O filme “O último samurai” é uma superprodução hollywoodiana protagonizada pelo mega-astro Tom Cruise, talhada para concorrer em várias categorias do Oscar, que pretende retratar o ocaso dessa sociedade samurai. O filme se baseia num episódio real, acontecido em 1877, em que o moderno exército japonês enfrentava a rebelião de guerreiros da Escola antiga que se recusavam a aderir aos métodos contemporâneos. O personagem de Tom Cruise, um oficial estadunidense contratado para trasmitir o “know how” militar ocidental aos “bárbaros”, foi inserido romanescamente na história. O curioso é que tal personagem acabou seduzido pelo modo de vida dos antigos guerreiros japoneses, justamente aqueles contra os quais fora contratado para combater.

O último samurai do título não é na verdade Nathan Algren, o personagem de Tom Cruise, mas sim Katsumoto Moritsugu (interpretado por Ken Watanabe, desde já meu favorito para o Oscar de coadjuvante).

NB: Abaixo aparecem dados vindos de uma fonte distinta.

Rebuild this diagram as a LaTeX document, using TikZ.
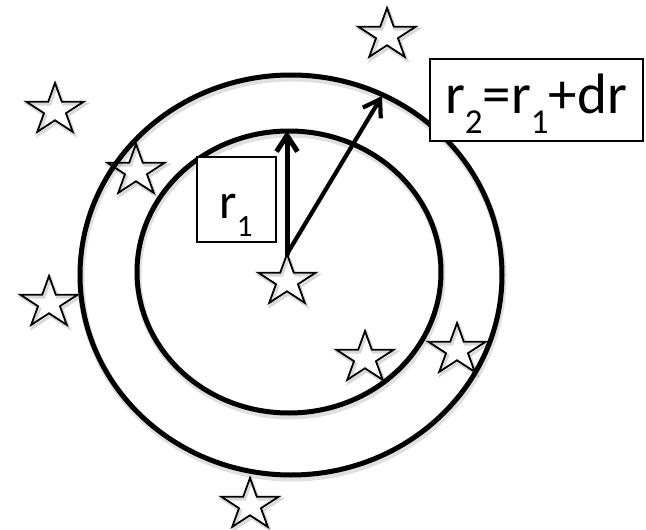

A publicidade do filme, naturalmente, apresenta Tom Cruise em primeiro plano, em pôsteres gigantes, como se ele fosse o samurai do título. Mais do que propaganda enganosa, trata-se de um erro conceitual. Nathan Algren não chega de fato a ser um samurai. Nem que ele quisesse, não poderia. Não porque é um estrangeiro, o que não constitui um obstáculo definitivo. O obstáculo é a própria estrutura da narrativa, a função que a história lhe reserva. Explicaremos esse detalhe mais adiante.

Katsumoto é o verdadeiro samurai do título. Ele é um nobre, senhor de uma província, equivalente a um senhor feudal do ocidente. Como nobre, ele está no topo da hierarquia social. Seus guerreiros e seu povo lhe devem obediência total, até a própria morte. Katsumoto, por sua vez, deve obediência ao Imperador, de quem é vassalo. O Imperador, na religião xintoísta, é um deus vivo, descendente da deusa do sol, criadora do mundo. Na época retratada pelo filme, o Imperador Meiji estava promovendo a modernização do país.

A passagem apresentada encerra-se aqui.